● **GIVEN PROBLEM**
Exclude the pictures and return every line exactly as written.

>> Begin DATA BLOCK

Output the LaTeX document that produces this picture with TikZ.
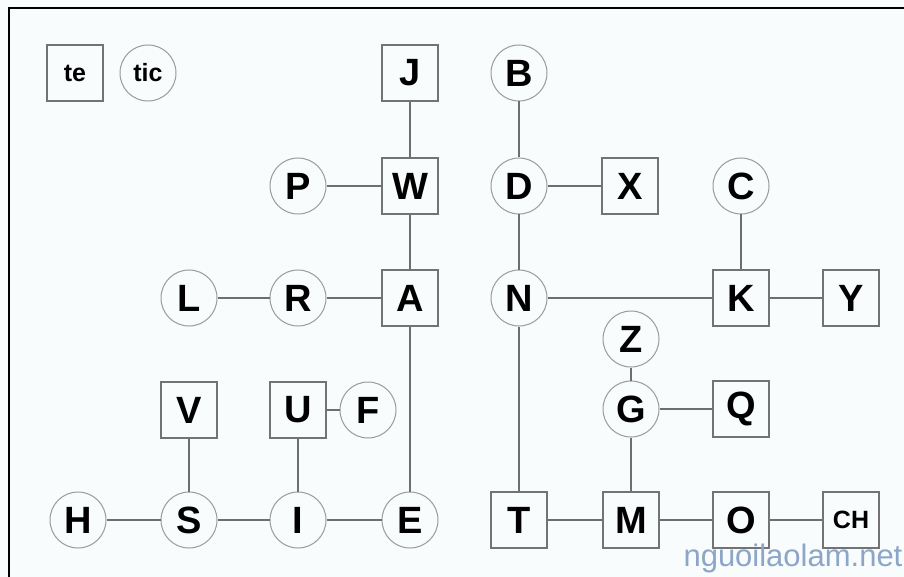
\documentclass[tikz,border=0pt]{standalone}
\usepackage{fontspec}
\setmainfont{Liberation Sans}
\definecolor{bgcol}{RGB}{248,252,252}
\definecolor{boxgray}{RGB}{115,115,115}
\definecolor{circgray}{RGB}{155,155,155}
\definecolor{linegray}{RGB}{110,110,110}
\definecolor{wmcol}{RGB}{140,165,200}
\begin{document}
\begin{tikzpicture}[x=1pt,y=-1pt,
  every node/.style={font=\fontsize{38}{38}\selectfont\bfseries, text=black, inner sep=0pt, line width=1.2pt},
  bx/.style={draw=boxgray, rectangle, minimum width=56pt, minimum height=56pt},
  cr/.style={draw=circgray, circle, minimum size=56pt, line width=1pt},
  sm/.style={font=\fontsize{25}{25}\selectfont\bfseries},
  ln/.style={draw=linegray, line width=1.3pt}]
\fill[bgcol] (0,0) rectangle (904,577);
\useasboundingbox (0,0) rectangle (904,577);
\draw[line width=2pt] (9,577) |- (904,8);
% row 1
\node[bx,sm] (te) at (75,73) {te};
\node[cr,sm] (tic) at (148,73) {tic};
\node[bx] (J) at (410,73) {J};
\node[cr] (B) at (519,73) {B};
% row 2
\node[cr] (P) at (298,186) {P};
\node[bx] (W) at (410,186) {W};
\node[cr] (D) at (519,186) {D};
\node[bx] (X) at (630,186) {X};
\node[cr] (C) at (741,186) {C};
% row 3
\node[cr] (L) at (189,298) {L};
\node[cr] (R) at (298,298) {R};
\node[bx] (A) at (410,298) {A};
\node[cr] (N) at (519,298) {N};
\node[bx] (K) at (741,298) {K};
\node[bx] (Y) at (851,298) {Y};
% row 3.5
\node[cr] (Z) at (631,339) {Z};
% row 4
\node[bx] (V) at (189,410) {V};
\node[bx] (U) at (298,410) {U};
\node[cr] (F) at (368,410) {F};
\node[cr] (G) at (631,409) {G};
\node[bx] (Q) at (741,409) {Q};
% row 5
\node[cr] (H) at (78,520) {H};
\node[cr] (S) at (189,520) {S};
\node[cr] (I) at (298,520) {I};
\node[cr] (E) at (410,520) {E};
\node[bx] (T) at (519,520) {T};
\node[bx] (M) at (631,520) {M};
\node[bx] (O) at (741,520) {O};
\node[bx,sm] (CH) at (851,520) {CH};
% edges
\draw[ln] (J) -- (W);
\draw[ln] (P) -- (W);
\draw[ln] (W) -- (A);
\draw[ln] (L) -- (R);
\draw[ln] (R) -- (A);
\draw[ln] (A) -- (E);
\draw[ln] (B) -- (D);
\draw[ln] (D) -- (X);
\draw[ln] (D) -- (N);
\draw[ln] (N) -- (K);
\draw[ln] (C) -- (K);
\draw[ln] (K) -- (Y);
\draw[ln] (N) -- (T);
\draw[ln] (Z) -- (G);
\draw[ln] (G) -- (Q);
\draw[ln] (G) -- (M);
\draw[ln] (T) -- (M);
\draw[ln] (M) -- (O);
\draw[ln] (O) -- (CH);
\draw[ln] (V) -- (S);
\draw[ln] (H) -- (S);
\draw[ln] (S) -- (I);
\draw[ln] (U) -- (I);
\draw[ln] (U) -- (F);
\draw[ln] (I) -- (E);
% watermark
\node[font=\fontsize{31}{31}\selectfont, text=wmcol, anchor=base east] (wm) at (903,566) {nguoilaolam.net};
\end{tikzpicture}
\end{document}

>> End DATA BLOCK

● **COMPLETED EXERCISE**
Output the LaTeX document that produces this picture with TikZ.
\documentclass[tikz,border=0pt]{standalone}
\usepackage{fontspec}
\setmainfont{Liberation Sans}
\definecolor{bgcol}{RGB}{248,252,252}
\definecolor{boxgray}{RGB}{115,115,115}
\definecolor{circgray}{RGB}{155,155,155}
\definecolor{linegray}{RGB}{110,110,110}
\definecolor{wmcol}{RGB}{140,165,200}
\begin{document}
\begin{tikzpicture}[x=1pt,y=-1pt,
  every node/.style={font=\fontsize{38}{38}\selectfont\bfseries, text=black, inner sep=0pt, line width=1.2pt},
  bx/.style={draw=boxgray, rectangle, minimum width=56pt, minimum height=56pt},
  cr/.style={draw=circgray, circle, minimum size=56pt, line width=1pt},
  sm/.style={font=\fontsize{25}{25}\selectfont\bfseries},
  ln/.style={draw=linegray, line width=1.3pt}]
\fill[bgcol] (0,0) rectangle (904,577);
\useasboundingbox (0,0) rectangle (904,577);
\draw[line width=2pt] (9,577) |- (904,8);
% row 1
\node[bx,sm] (te) at (75,73) {te};
\node[cr,sm] (tic) at (148,73) {tic};
\node[bx] (J) at (410,73) {J};
\node[cr] (B) at (519,73) {B};
% row 2
\node[cr] (P) at (298,186) {P};
\node[bx] (W) at (410,186) {W};
\node[cr] (D) at (519,186) {D};
\node[bx] (X) at (630,186) {X};
\node[cr] (C) at (741,186) {C};
% row 3
\node[cr] (L) at (189,298) {L};
\node[cr] (R) at (298,298) {R};
\node[bx] (A) at (410,298) {A};
\node[cr] (N) at (519,298) {N};
\node[bx] (K) at (741,298) {K};
\node[bx] (Y) at (851,298) {Y};
% row 3.5
\node[cr] (Z) at (631,339) {Z};
% row 4
\node[bx] (V) at (189,410) {V};
\node[bx] (U) at (298,410) {U};
\node[cr] (F) at (368,410) {F};
\node[cr] (G) at (631,409) {G};
\node[bx] (Q) at (741,409) {Q};
% row 5
\node[cr] (H) at (78,520) {H};
\node[cr] (S) at (189,520) {S};
\node[cr] (I) at (298,520) {I};
\node[cr] (E) at (410,520) {E};
\node[bx] (T) at (519,520) {T};
\node[bx] (M) at (631,520) {M};
\node[bx] (O) at (741,520) {O};
\node[bx,sm] (CH) at (851,520) {CH};
% edges
\draw[ln] (J) -- (W);
\draw[ln] (P) -- (W);
\draw[ln] (W) -- (A);
\draw[ln] (L) -- (R);
\draw[ln] (R) -- (A);
\draw[ln] (A) -- (E);
\draw[ln] (B) -- (D);
\draw[ln] (D) -- (X);
\draw[ln] (D) -- (N);
\draw[ln] (N) -- (K);
\draw[ln] (C) -- (K);
\draw[ln] (K) -- (Y);
\draw[ln] (N) -- (T);
\draw[ln] (Z) -- (G);
\draw[ln] (G) -- (Q);
\draw[ln] (G) -- (M);
\draw[ln] (T) -- (M);
\draw[ln] (M) -- (O);
\draw[ln] (O) -- (CH);
\draw[ln] (V) -- (S);
\draw[ln] (H) -- (S);
\draw[ln] (S) -- (I);
\draw[ln] (U) -- (I);
\draw[ln] (U) -- (F);
\draw[ln] (I) -- (E);
% watermark
\node[font=\fontsize{31}{31}\selectfont, text=wmcol, anchor=base east] (wm) at (903,566) {nguoilaolam.net};
\end{tikzpicture}
\end{document}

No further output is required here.